Both look great, but I like the gloss.


----------



## Ambidex (Jan 26, 2014)

I like the gloss. I think that preference may come from all the previous flatwork I've done, I preferred high gloss over satin. And it may be an unproven opinion( as most opinions are ), but it seems a ca gloss would provide longer wear.


----------



## randyrls (Jan 26, 2014)

If it is in my hand writing, Satin.   If it is sitting in a display case, Glossy.


----------



## The Penguin (Jan 26, 2014)

shine sells


----------



## lorbay (Jan 26, 2014)

Gloss for me 

Lin.


----------



## CHARLES STOPCZYNSKI (Jan 26, 2014)

*Satin*

Satin for my vote.  Gloss looks good, may sell pens, don't like the glare.

Charlie


----------



## BayouPenturner (Jan 26, 2014)

I prefer the glossy pen,


----------



## rd_ab_penman (Jan 26, 2014)

Phillip Kelley said:


> Both look great!  What kits?



Hybrid Cigar.

Les


----------



## Tanner (Jan 26, 2014)

Gloss.


----------



## OZturner (Jan 26, 2014)

Love both Pens Les,
The Satin for Feel,
But Gloss for Appearance, Appeal and Durability.
Also the Gloss usually requires a Finer Finish on the blank, as it Amplifies defects, imperfections and faults..
Brian.


----------



## hard hat (Jan 26, 2014)

In this instance, I like the satin.
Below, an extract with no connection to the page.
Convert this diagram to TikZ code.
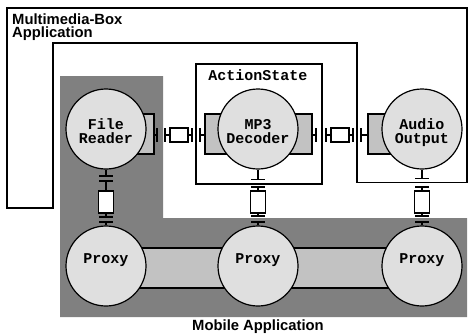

The more I turn, the more I like more natural finishes


----------



## tgsean (Jan 26, 2014)

Both pens look great, may I ask what was the finish used for the satin?


----------



## Lucky2 (Jan 26, 2014)

I prefer the gloss finish, so do most people that I've sold to.
Len


----------



## Penl8the (Jan 27, 2014)

Les, I always like gloss myself and the few customers that I have.


----------



## rd_ab_penman (Jan 27, 2014)

tgsean said:


> Both pens look great, may I ask what was the finish used for the satin?



MINWAX WBOM Clear Satin Polyurethane.
Minwax® Water Based Oil-Modified Polyurethane | Interior Clear Protective Finishes

Les


----------



## dbledsoe (Jan 27, 2014)

I prefer the gloss finish


----------



## kovalcik (Jan 28, 2014)

Put me down for the cold plastic look 

I think the high gloss really brings out the wood grain visually.


----------



## BSea (Jan 28, 2014)

I agree that shine sells, but the more I use a pen, the more I want it to feel like wood.  So the answer is obviously  -  "Both".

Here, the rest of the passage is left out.